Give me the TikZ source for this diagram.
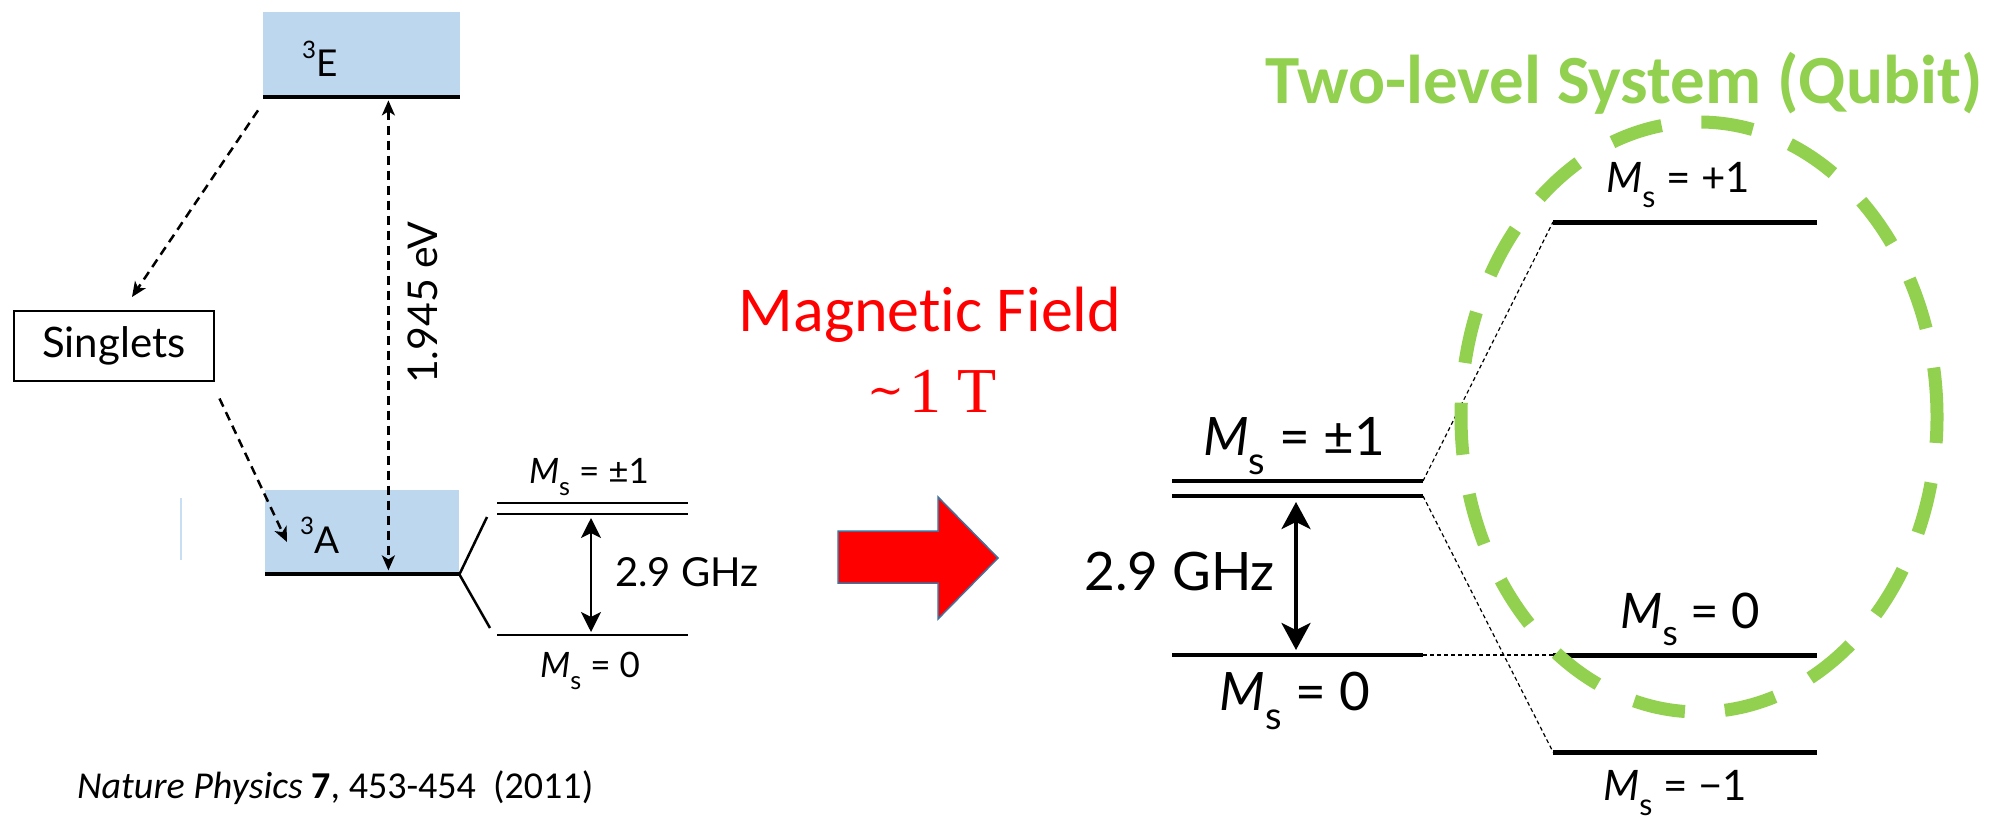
\documentclass[tikz,border=0pt]{standalone}
\usepackage{fontspec}
\newfontfamily\calfont{Carlito}[Ligatures=NoCommon]
\newfontfamily\figfont{Lato}
\newfontfamily\serfont{Liberation Serif}
\newfontfamily\dvsfont{DejaVu Serif}
\usetikzlibrary{arrows.meta}

\definecolor{lblue}{RGB}{189,215,238}
\definecolor{qgreen}{RGB}{146,208,80}
\definecolor{arrowedge}{RGB}{65,113,156}
\definecolor{faintblue}{RGB}{200,222,243}

\newcommand{\fs}[1]{\fontsize{#1}{#1}\selectfont}
\newcommand{\Ms}{{\itshape M}\raisebox{-0.36em}{\scalebox{0.72}{s}}}
\newcommand{\supn}[1]{\raisebox{0.5em}{\scalebox{0.65}{#1}}}

\begin{document}
\begin{tikzpicture}[x=1pt,y=-1pt,
  figlabel/.style={font=\figfont, inner sep=0pt},
  thicklevel/.style={line width=4pt},
  lvl/.style={line width=2.5pt},
  rlvl/.style={line width=3.5pt},
  qlvl/.style={line width=5pt},
  dashline/.style={line width=2.5pt, dash pattern=on 9pt off 6pt},
  stip/.style={-{Stealth[length=15pt,width=13pt,inset=4pt]}},
  sboth/.style={{Stealth[length=15pt,width=13pt,inset=4pt]}-{Stealth[length=15pt,width=13pt,inset=4pt]}},
  lboth/.style={{Stealth[length=20pt,width=20pt,inset=5pt]}-{Stealth[length=20pt,width=20pt,inset=5pt]}},
  rboth/.style={{Stealth[length=27pt,width=29pt,inset=7pt]}-{Stealth[length=27pt,width=29pt,inset=7pt]}},
  thindash/.style={line width=1.2pt, dash pattern=on 4pt off 3pt},
  bluebox/.style={fill=lblue, inner sep=0pt, anchor=north west}
]
\fill[white] (0,0) rectangle (2005,816);
\useasboundingbox (0,0) rectangle (2005,816);

% ---------- left diagram ----------
\node[bluebox, minimum width=197pt, minimum height=85pt] (E3) at (263,12) {};
\draw[thicklevel] (E3.south west) -- (E3.south east);
\node[figlabel, font=\figfont\fs{37}, anchor=base west] (E3t) at (302,77) {\supn{3}E};

\node[draw, line width=1.5pt, minimum width=200pt, minimum height=70pt, inner sep=0pt,
      anchor=north west, font=\figfont\fs{42}] (S) at (13,310) {Singlets};

\node[bluebox, minimum width=194pt, minimum height=84pt] (A3) at (265,490) {};
\draw[thicklevel] (A3.south west) -- (A3.south east);
\node[figlabel, font=\figfont\fs{37}, anchor=base west] (A3t) at (300,553) {\supn{3}A};

\draw[faintblue, line width=2pt] (181,498) -- (181,560);

\draw[dashline, stip] ([shift={(-5,13)}]E3.south west) -- ([shift={(119,-13)}]S.north west);
\draw[dashline, stip] ([shift={(5,17)}]S.south east) -- ([shift={(22,52)}]A3.north west);
\draw[dashline, sboth] ([shift={(-72,3)}]E3.south east) -- ([shift={(-71,-4)}]A3.south east);
\node[figlabel, font=\figfont\fs{41}, rotate=90] (eV) at (423,303) {1.945 eV};

\coordinate (Lp1a) at (497,503); \coordinate (Lp1b) at (688,503);
\coordinate (Lp2a) at (497,514); \coordinate (Lp2b) at (688,514);
\coordinate (L0a) at (497,635);  \coordinate (L0b) at (688,635);
\coordinate (SpU) at (487,517);  \coordinate (SpD) at (490,628);
\draw[lvl] (Lp1a) -- (Lp1b);
\draw[lvl] (Lp2a) -- (Lp2b);
\draw[lvl] (L0a) -- (L0b);
\draw[lvl] (SpU) -- (A3.south east) -- (SpD);
\draw[lvl, lboth] ([shift={(94,4)}]Lp2a) -- ([shift={(94,-3)}]L0a);
\node[figlabel, font=\figfont\fs{35}, anchor=base] (Lpl) at (589,483) {\Ms{} = ±1};
\node[figlabel, font=\figfont\fs{35}, anchor=base] (L0l) at (590,677) {\Ms{} = 0};
\node[figlabel, font=\figfont\fs{40}, anchor=base west] (Lghz) at (615,586) {2.9 GHz};

\node[font=\calfont\fs{38}, inner sep=0pt, anchor=base west] (cap) at (77,798)
  {\textit{Nature Physics} \textbf{7}, 453-454\ \ (2011)};

% ---------- middle ----------
\node[font=\calfont\fs{64}, text=red, inner sep=0pt, anchor=base] (MF) at (930,331) {Magnet\kern0pt ic Field};
\node[font=\serfont\fs{64}, text=red, inner sep=0pt, anchor=base] (T1) at (932,412)
  {\raisebox{7pt}{\dvsfont\fs{44}∼}\kern6pt 1 T};
\draw[fill=red, draw=arrowedge, line width=1.5pt]
  (838,531) -- (938,531) -- (938,497) -- (998,558) -- (938,619) -- (938,583) -- (838,583) -- cycle;

% ---------- right middle ----------
\coordinate (R1a) at (1172,481); \coordinate (R1b) at (1423,481);
\coordinate (R2a) at (1172,496); \coordinate (R2b) at (1423,496);
\coordinate (R0a) at (1172,655); \coordinate (R0b) at (1423,655);
\draw[rlvl] (R1a) -- (R1b);
\draw[rlvl] (R2a) -- (R2b);
\draw[rlvl] (R0a) -- (R0b);
\draw[rlvl, rboth] ([shift={(124,6)}]R2a) -- ([shift={(124,-5)}]R0a);
\node[figlabel, font=\figfont\fs{53}, anchor=base] (Rpl) at (1294,455) {\Ms{} = ±1};
\node[figlabel, font=\figfont\fs{53}, anchor=base] (R0l) at (1295,710) {\Ms{} = 0};
\node[figlabel, font=\figfont\fs{53}, anchor=base east] (Rghz) at (1275,590) {2.9 GHz};

% ---------- right ----------
\coordinate (Q1a) at (1553,222); \coordinate (Q1b) at (1817,222);
\coordinate (Q0a) at (1553,655); \coordinate (Q0b) at (1817,655);
\coordinate (Qma) at (1553,752); \coordinate (Qmb) at (1817,752);
\draw[qlvl] (Q1a) -- (Q1b);
\draw[qlvl] (Q0a) -- (Q0b);
\draw[qlvl] (Qma) -- (Qmb);
\node[figlabel, font=\figfont\fs{42}, anchor=base] (Q1l) at (1678,192) {\Ms{} = +1};
\node[figlabel, font=\figfont\fs{49}, anchor=base] (Q0l) at (1690,628) {\Ms{} = 0};
\node[figlabel, font=\figfont\fs{42}, anchor=base] (Qml) at (1675,800) {\Ms{} = −1};

\draw[thindash] (R1b) -- (Q1a);
\draw[thindash] (R2b) -- (Qma);
\draw[thindash] (R0b) -- (Q0a);

\draw[qgreen, line width=13pt, dash pattern=on 52pt off 40pt, dash phase=26pt]
  (1699,417) ellipse [x radius=238, y radius=295];

\node[font=\calfont\bfseries\fs{69}, text=qgreen, inner sep=0pt, anchor=base west] (title) at (1265,103)
  {Two-level System (Qubit)};
\end{tikzpicture}
\end{document}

==============================

= Request =
Copy each line above precisely, dropping the pictures.

= Task solution =
Give me the TikZ source for this diagram.
\documentclass[tikz,border=0pt]{standalone}
\usepackage{fontspec}
\newfontfamily\calfont{Carlito}[Ligatures=NoCommon]
\newfontfamily\figfont{Lato}
\newfontfamily\serfont{Liberation Serif}
\newfontfamily\dvsfont{DejaVu Serif}
\usetikzlibrary{arrows.meta}

\definecolor{lblue}{RGB}{189,215,238}
\definecolor{qgreen}{RGB}{146,208,80}
\definecolor{arrowedge}{RGB}{65,113,156}
\definecolor{faintblue}{RGB}{200,222,243}

\newcommand{\fs}[1]{\fontsize{#1}{#1}\selectfont}
\newcommand{\Ms}{{\itshape M}\raisebox{-0.36em}{\scalebox{0.72}{s}}}
\newcommand{\supn}[1]{\raisebox{0.5em}{\scalebox{0.65}{#1}}}

\begin{document}
\begin{tikzpicture}[x=1pt,y=-1pt,
  figlabel/.style={font=\figfont, inner sep=0pt},
  thicklevel/.style={line width=4pt},
  lvl/.style={line width=2.5pt},
  rlvl/.style={line width=3.5pt},
  qlvl/.style={line width=5pt},
  dashline/.style={line width=2.5pt, dash pattern=on 9pt off 6pt},
  stip/.style={-{Stealth[length=15pt,width=13pt,inset=4pt]}},
  sboth/.style={{Stealth[length=15pt,width=13pt,inset=4pt]}-{Stealth[length=15pt,width=13pt,inset=4pt]}},
  lboth/.style={{Stealth[length=20pt,width=20pt,inset=5pt]}-{Stealth[length=20pt,width=20pt,inset=5pt]}},
  rboth/.style={{Stealth[length=27pt,width=29pt,inset=7pt]}-{Stealth[length=27pt,width=29pt,inset=7pt]}},
  thindash/.style={line width=1.2pt, dash pattern=on 4pt off 3pt},
  bluebox/.style={fill=lblue, inner sep=0pt, anchor=north west}
]
\fill[white] (0,0) rectangle (2005,816);
\useasboundingbox (0,0) rectangle (2005,816);

% ---------- left diagram ----------
\node[bluebox, minimum width=197pt, minimum height=85pt] (E3) at (263,12) {};
\draw[thicklevel] (E3.south west) -- (E3.south east);
\node[figlabel, font=\figfont\fs{37}, anchor=base west] (E3t) at (302,77) {\supn{3}E};

\node[draw, line width=1.5pt, minimum width=200pt, minimum height=70pt, inner sep=0pt,
      anchor=north west, font=\figfont\fs{42}] (S) at (13,310) {Singlets};

\node[bluebox, minimum width=194pt, minimum height=84pt] (A3) at (265,490) {};
\draw[thicklevel] (A3.south west) -- (A3.south east);
\node[figlabel, font=\figfont\fs{37}, anchor=base west] (A3t) at (300,553) {\supn{3}A};

\draw[faintblue, line width=2pt] (181,498) -- (181,560);

\draw[dashline, stip] ([shift={(-5,13)}]E3.south west) -- ([shift={(119,-13)}]S.north west);
\draw[dashline, stip] ([shift={(5,17)}]S.south east) -- ([shift={(22,52)}]A3.north west);
\draw[dashline, sboth] ([shift={(-72,3)}]E3.south east) -- ([shift={(-71,-4)}]A3.south east);
\node[figlabel, font=\figfont\fs{41}, rotate=90] (eV) at (423,303) {1.945 eV};

\coordinate (Lp1a) at (497,503); \coordinate (Lp1b) at (688,503);
\coordinate (Lp2a) at (497,514); \coordinate (Lp2b) at (688,514);
\coordinate (L0a) at (497,635);  \coordinate (L0b) at (688,635);
\coordinate (SpU) at (487,517);  \coordinate (SpD) at (490,628);
\draw[lvl] (Lp1a) -- (Lp1b);
\draw[lvl] (Lp2a) -- (Lp2b);
\draw[lvl] (L0a) -- (L0b);
\draw[lvl] (SpU) -- (A3.south east) -- (SpD);
\draw[lvl, lboth] ([shift={(94,4)}]Lp2a) -- ([shift={(94,-3)}]L0a);
\node[figlabel, font=\figfont\fs{35}, anchor=base] (Lpl) at (589,483) {\Ms{} = ±1};
\node[figlabel, font=\figfont\fs{35}, anchor=base] (L0l) at (590,677) {\Ms{} = 0};
\node[figlabel, font=\figfont\fs{40}, anchor=base west] (Lghz) at (615,586) {2.9 GHz};

\node[font=\calfont\fs{38}, inner sep=0pt, anchor=base west] (cap) at (77,798)
  {\textit{Nature Physics} \textbf{7}, 453-454\ \ (2011)};

% ---------- middle ----------
\node[font=\calfont\fs{64}, text=red, inner sep=0pt, anchor=base] (MF) at (930,331) {Magnet\kern0pt ic Field};
\node[font=\serfont\fs{64}, text=red, inner sep=0pt, anchor=base] (T1) at (932,412)
  {\raisebox{7pt}{\dvsfont\fs{44}∼}\kern6pt 1 T};
\draw[fill=red, draw=arrowedge, line width=1.5pt]
  (838,531) -- (938,531) -- (938,497) -- (998,558) -- (938,619) -- (938,583) -- (838,583) -- cycle;

% ---------- right middle ----------
\coordinate (R1a) at (1172,481); \coordinate (R1b) at (1423,481);
\coordinate (R2a) at (1172,496); \coordinate (R2b) at (1423,496);
\coordinate (R0a) at (1172,655); \coordinate (R0b) at (1423,655);
\draw[rlvl] (R1a) -- (R1b);
\draw[rlvl] (R2a) -- (R2b);
\draw[rlvl] (R0a) -- (R0b);
\draw[rlvl, rboth] ([shift={(124,6)}]R2a) -- ([shift={(124,-5)}]R0a);
\node[figlabel, font=\figfont\fs{53}, anchor=base] (Rpl) at (1294,455) {\Ms{} = ±1};
\node[figlabel, font=\figfont\fs{53}, anchor=base] (R0l) at (1295,710) {\Ms{} = 0};
\node[figlabel, font=\figfont\fs{53}, anchor=base east] (Rghz) at (1275,590) {2.9 GHz};

% ---------- right ----------
\coordinate (Q1a) at (1553,222); \coordinate (Q1b) at (1817,222);
\coordinate (Q0a) at (1553,655); \coordinate (Q0b) at (1817,655);
\coordinate (Qma) at (1553,752); \coordinate (Qmb) at (1817,752);
\draw[qlvl] (Q1a) -- (Q1b);
\draw[qlvl] (Q0a) -- (Q0b);
\draw[qlvl] (Qma) -- (Qmb);
\node[figlabel, font=\figfont\fs{42}, anchor=base] (Q1l) at (1678,192) {\Ms{} = +1};
\node[figlabel, font=\figfont\fs{49}, anchor=base] (Q0l) at (1690,628) {\Ms{} = 0};
\node[figlabel, font=\figfont\fs{42}, anchor=base] (Qml) at (1675,800) {\Ms{} = −1};

\draw[thindash] (R1b) -- (Q1a);
\draw[thindash] (R2b) -- (Qma);
\draw[thindash] (R0b) -- (Q0a);

\draw[qgreen, line width=13pt, dash pattern=on 52pt off 40pt, dash phase=26pt]
  (1699,417) ellipse [x radius=238, y radius=295];

\node[font=\calfont\bfseries\fs{69}, text=qgreen, inner sep=0pt, anchor=base west] (title) at (1265,103)
  {Two-level System (Qubit)};
\end{tikzpicture}
\end{document}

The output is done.